• [Stated goal] In the listing below, locate the lines that hold the string "matplotlib". Copy those lines.

• [Data for the task]
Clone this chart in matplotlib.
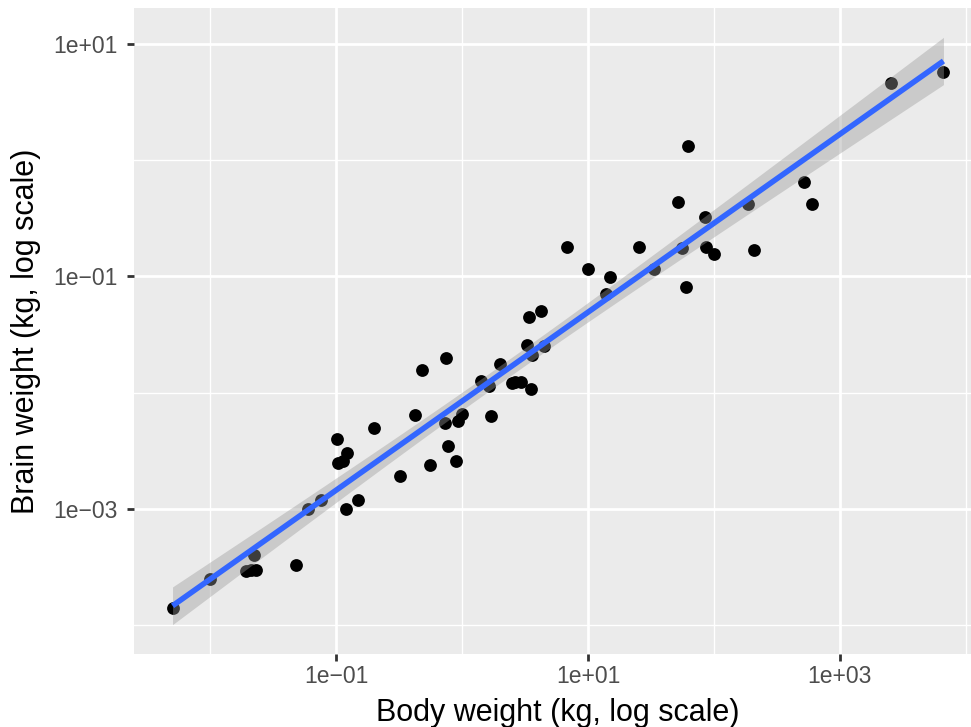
import numpy as np
import matplotlib
matplotlib.use("Agg")
import matplotlib.pyplot as plt
from matplotlib.ticker import FixedLocator, NullFormatter

# Mammals: body weight and brain weight (kg)
species = [
    "Owl monkey", "Greater short-tailed shrew", "Cow", "Dog", "Roe deer", "Goat",
    "Guinea pig", "Chinchilla", "Star-nosed mole", "African giant pouched rat",
    "Lesser short-tailed shrew", "Long-nosed armadillo", "Tree hyrax",
    "North American Opossum", "Asian elephant", "Big brown bat", "Horse", "Donkey",
    "European hedgehog", "Patas monkey", "Domestic cat", "Galago", "Gray seal",
    "Gray hyrax", "Human", "African elephant", "Macaque", "Golden hamster",
    "House mouse", "Little brown bat", "Slow loris", "Rabbit", "Sheep", "Chimpanzee",
    "Jaguar", "Baboon", "Desert hedgehog", "Deer mouse", "Phalanger",
    "Giant armadillo", "Rock hyrax", "Laboratory rat", "Squirrel monkey",
    "Eastern american mole", "Cotton rat", "Mole rat", "Arctic ground squirrel",
    "Thirteen-lined ground squirrel", "Musk shrew", "Pig", "Short-nosed echidna",
    "Eastern american chipmunk", "Brazilian tapir", "Tenrec", "Tree shrew", "Genet",
    "Arctic fox", "Red fox",
]
bodywt = [
    0.48, 0.019, 600, 14, 14.8, 33.5, 0.728, 0.42, 0.06, 1.0,
    0.005, 3.5, 2.95, 1.7, 2547, 0.023, 521, 187, 0.77, 10,
    3.3, 0.2, 85, 2.625, 62, 6654, 6.8, 0.12, 0.022, 0.01,
    1.4, 2.5, 55.5, 52.2, 100, 25.235, 0.55, 0.021, 1.62, 60,
    3.6, 0.32, 0.743, 0.075, 0.148, 0.122, 0.92, 0.101, 0.048, 86.25,
    4.5, 0.112, 207.501, 0.9, 0.104, 2.0, 3.38, 4.23,
]
brainwt = [
    0.0155, 0.00029, 0.423, 0.07, 0.0982, 0.115, 0.0055, 0.0064, 0.001, 0.0066,
    0.00014, 0.0108, 0.0123, 0.0063, 4.603, 0.0003, 0.655, 0.419, 0.0035, 0.115,
    0.0256, 0.005, 0.325, 0.01227, 1.32, 5.712, 0.179, 0.001, 0.0004, 0.00025,
    0.0125, 0.0121, 0.175, 0.44, 0.157, 0.18, 0.0024, 0.0003, 0.0114, 0.081,
    0.021, 0.0019, 0.02, 0.0012, 0.00118, 0.003, 0.0057, 0.004, 0.00033, 0.18,
    0.025, 0.0026, 0.169, 0.0026, 0.0025, 0.0175, 0.0445, 0.0504,
]

x_ticks = [1e-1, 1e1, 1e3]
x_tick_labels = ["1e\u221201", "1e+01", "1e+03"]
y_ticks = [1e-3, 1e-1, 1e1]
y_tick_labels = ["1e\u221203", "1e\u221201", "1e+01"]

# Linear fit in log-log space with a 95% confidence band
lx = np.log10(np.array(bodywt))
ly = np.log10(np.array(brainwt))
n = len(lx)
X = np.column_stack([np.ones(n), lx])
beta, *_ = np.linalg.lstsq(X, ly, rcond=None)
resid = ly - X @ beta
sigma2 = resid @ resid / (n - 2)
XtX_inv = np.linalg.inv(X.T @ X)
t_crit = 2.00324  # t(0.975, df = 56)
gx = np.linspace(lx.min(), lx.max(), 80)
G = np.column_stack([np.ones_like(gx), gx])
fit = G @ beta
se = np.sqrt(sigma2 * np.einsum("ij,jk,ik->i", G, XtX_inv, G))
lo = fit - t_crit * se
hi = fit + t_crit * se

# Scale limits: data plus band, widened by 5% on each side (log space)
xr = (lx.min(), lx.max())
yr = (min(ly.min(), lo.min()), max(ly.max(), hi.max()))
xpad = 0.05 * (xr[1] - xr[0])
ypad = 0.05 * (yr[1] - yr[0])

plt.rcParams["font.family"] = ["Liberation Sans", "DejaVu Sans"]

W, H = 971, 727
fig = plt.figure(figsize=(W / 100, H / 100), dpi=100)
left, right, top, bottom = 134, 982, 8, 654
ax = fig.add_axes([left / W, 1 - bottom / H, (right - left) / W, (bottom - top) / H])

ax.set_facecolor("#EBEBEB")
for s in ax.spines.values():
    s.set_visible(False)

ax.set_xscale("log")
ax.set_yscale("log")
ax.set_xlim(10 ** (xr[0] - xpad), 10 ** (xr[1] + xpad))
ax.set_ylim(10 ** (yr[0] - ypad), 10 ** (yr[1] + ypad))

ax.xaxis.set_major_locator(FixedLocator(x_ticks))
ax.yaxis.set_major_locator(FixedLocator(y_ticks))
ax.set_xticklabels(x_tick_labels)
ax.set_yticklabels(y_tick_labels)
ax.xaxis.set_minor_locator(FixedLocator([1e-2, 1e0, 1e2, 1e4]))
ax.yaxis.set_minor_locator(FixedLocator([1e-4, 1e-2, 1e0]))
ax.xaxis.set_minor_formatter(NullFormatter())
ax.yaxis.set_minor_formatter(NullFormatter())

ax.grid(which="major", color="white", linewidth=2.0, zorder=0)
ax.grid(which="minor", color="white", linewidth=1.0, zorder=0)
ax.set_axisbelow(True)

ax.tick_params(which="major", length=5, width=2.0, color="#333333",
               labelsize=16.5, labelcolor="#4D4D4D")
ax.tick_params(axis="x", which="major", pad=3)
ax.tick_params(axis="y", which="major", pad=6.5)
ax.tick_params(which="minor", length=0)

ax.scatter(bodywt, brainwt, s=85, color="black", linewidths=0, zorder=2)
ax.fill_between(10 ** gx, 10 ** lo, 10 ** hi, color="#999999", alpha=0.4,
                linewidth=0, zorder=3)
ax.plot(10 ** gx, 10 ** fit, color="#3366FF", linewidth=4.0, zorder=4,
        solid_capstyle="butt")

ax.set_xlabel("Body weight (kg, log scale)", fontsize=22, color="black", labelpad=7)
ax.set_ylabel("Brain weight (kg, log scale)", fontsize=22, color="black", labelpad=9)

fig.savefig("out.png", dpi=100)
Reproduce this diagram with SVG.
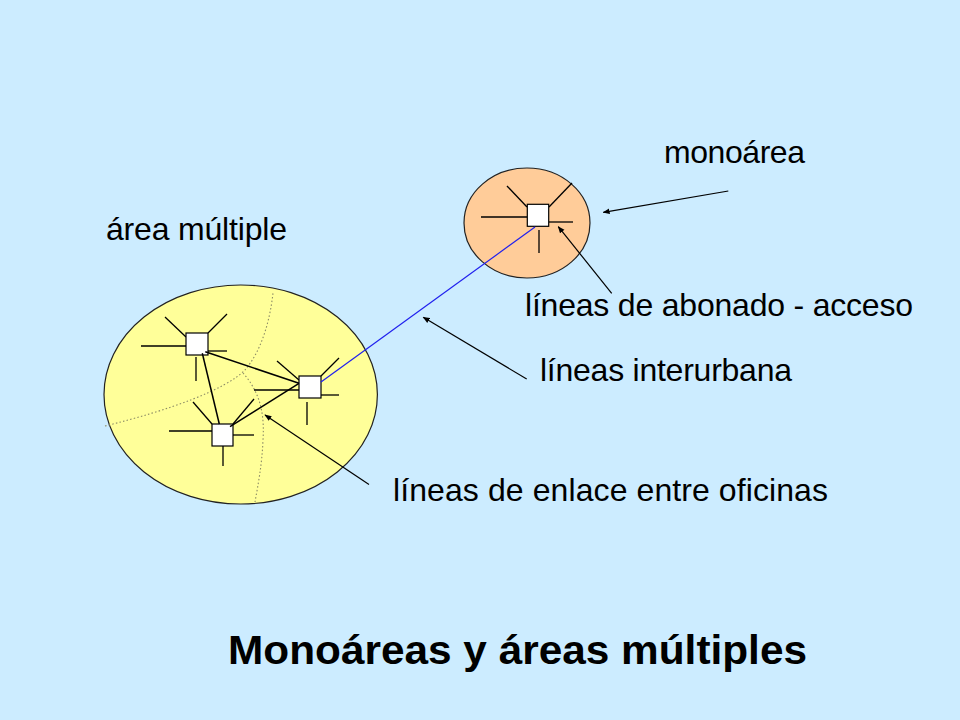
<svg xmlns="http://www.w3.org/2000/svg" width="960" height="720" viewBox="0 0 960 720">
<defs>
<style>
.lbl{font-family:"Liberation Sans",Arial,sans-serif;font-size:32px;fill:#000}
.title{font-family:"Liberation Sans",Arial,sans-serif;font-size:41px;font-weight:bold;fill:#000}
.sp{stroke:#000;stroke-width:1.3;fill:none}
.lnk{stroke:#000;stroke-width:1.5;fill:none}
.box{fill:#fff;stroke:#000;stroke-width:1.2}
.dot{stroke:#8c8c66;stroke-width:1.1;stroke-dasharray:1.5 2.2;fill:none}
.arr{stroke:#000;stroke-width:1.2;fill:none;marker-end:url(#ah)}
</style>
<marker id="ah" viewBox="0 0 10 10" refX="9" refY="5" markerWidth="7" markerHeight="7" markerUnits="userSpaceOnUse" orient="auto">
<path d="M0,1 L10,5 L0,9 Z" fill="#000"/>
</marker>
</defs>
<rect width="960" height="720" fill="#CCECFF"/>

<g id="area-multiple">
<ellipse cx="240.7" cy="394.5" rx="136.7" ry="109.5" fill="#FFFF99" stroke="#222" stroke-width="1.2"/>
<path class="dot" d="M105,426 C170,410 225,390 245,370 C262,350 270,320 273,293"/>
<path class="dot" d="M243,373 C258,390 265,410 263,440 C262,465 258,485 255,502"/>
</g>

<g id="office1">
<line class="sp" x1="141" y1="346" x2="186" y2="346"/>
<line class="sp" x1="208" y1="351" x2="227" y2="351"/>
<line class="sp" x1="196" y1="357" x2="196" y2="381"/>
<line class="sp" x1="165" y1="317" x2="186" y2="337"/>
<line class="sp" x1="227" y1="314" x2="208" y2="333"/>
<rect class="box" x="186" y="333" width="22" height="22"/>
</g>

<g id="office2">
<line class="sp" x1="254" y1="390" x2="299" y2="390"/>
<line class="sp" x1="321" y1="395" x2="339" y2="395"/>
<line class="sp" x1="307" y1="402" x2="307" y2="425"/>
<line class="sp" x1="277" y1="361" x2="299" y2="380"/>
<line class="sp" x1="339" y1="358" x2="321" y2="376"/>
<rect class="box" x="299" y="376" width="22" height="22"/>
</g>

<g id="office3">
<line class="sp" x1="169" y1="431" x2="212" y2="431"/>
<line class="sp" x1="233" y1="435" x2="254" y2="435"/>
<line class="sp" x1="223" y1="446" x2="223" y2="466"/>
<line class="sp" x1="193" y1="402" x2="212" y2="424"/>
<line class="sp" x1="254" y1="399" x2="233" y2="424"/>
<rect class="box" x="212" y="424" width="21" height="22"/>
</g>

<g id="monoarea">
<ellipse cx="527" cy="223" rx="63" ry="55" fill="#FFCC99" stroke="#222" stroke-width="1.2"/>
<line class="sp" x1="481" y1="217" x2="527" y2="217"/>
<line class="sp" x1="549" y1="222" x2="573" y2="222"/>
<line class="sp" x1="539" y1="230" x2="539" y2="253"/>
<line class="sp" x1="507" y1="186" x2="527" y2="207"/>
<line class="sp" x1="572" y1="183" x2="549" y2="207"/>
<rect class="box" x="527.3" y="204.3" width="21.4" height="22"/>
</g>

<g id="connectors">
<line class="lnk" x1="205.3" y1="351.7" x2="299" y2="383.3"/>
<line class="lnk" x1="202.3" y1="353.3" x2="219.3" y2="424"/>
<line class="lnk" x1="230" y1="426.7" x2="299" y2="383.3"/>
<line x1="321" y1="382" x2="535" y2="227" stroke="#2020ee" stroke-width="1.2"/>
<line class="arr" x1="728.3" y1="191" x2="603.3" y2="212.3"/>
<line class="arr" x1="611.7" y1="293.3" x2="558.3" y2="226.7"/>
<line class="arr" x1="526.7" y1="379" x2="423.3" y2="317.3"/>
<line class="arr" x1="369" y1="484.5" x2="265" y2="415"/>
</g>

<g id="labels">
<text class="lbl" x="664" y="163" textLength="141" lengthAdjust="spacing">monoárea</text>
<text class="lbl" x="106" y="240" textLength="181" lengthAdjust="spacing">área múltiple</text>
<text class="lbl" x="525" y="316" textLength="388" lengthAdjust="spacing">líneas de abonado - acceso</text>
<text class="lbl" x="540" y="381" textLength="252" lengthAdjust="spacing">líneas interurbana</text>
<text class="lbl" x="393" y="501" textLength="435" lengthAdjust="spacing">líneas de enlace entre oficinas</text>
<text class="title" x="228" y="664" textLength="579" lengthAdjust="spacingAndGlyphs">Monoáreas y áreas múltiples</text>
</g>
</svg>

• [Written answer]
Clone this chart in matplotlib.
import matplotlib
matplotlib.use("Agg")
import matplotlib.pyplot as plt
from matplotlib.ticker import FixedLocator, NullFormatter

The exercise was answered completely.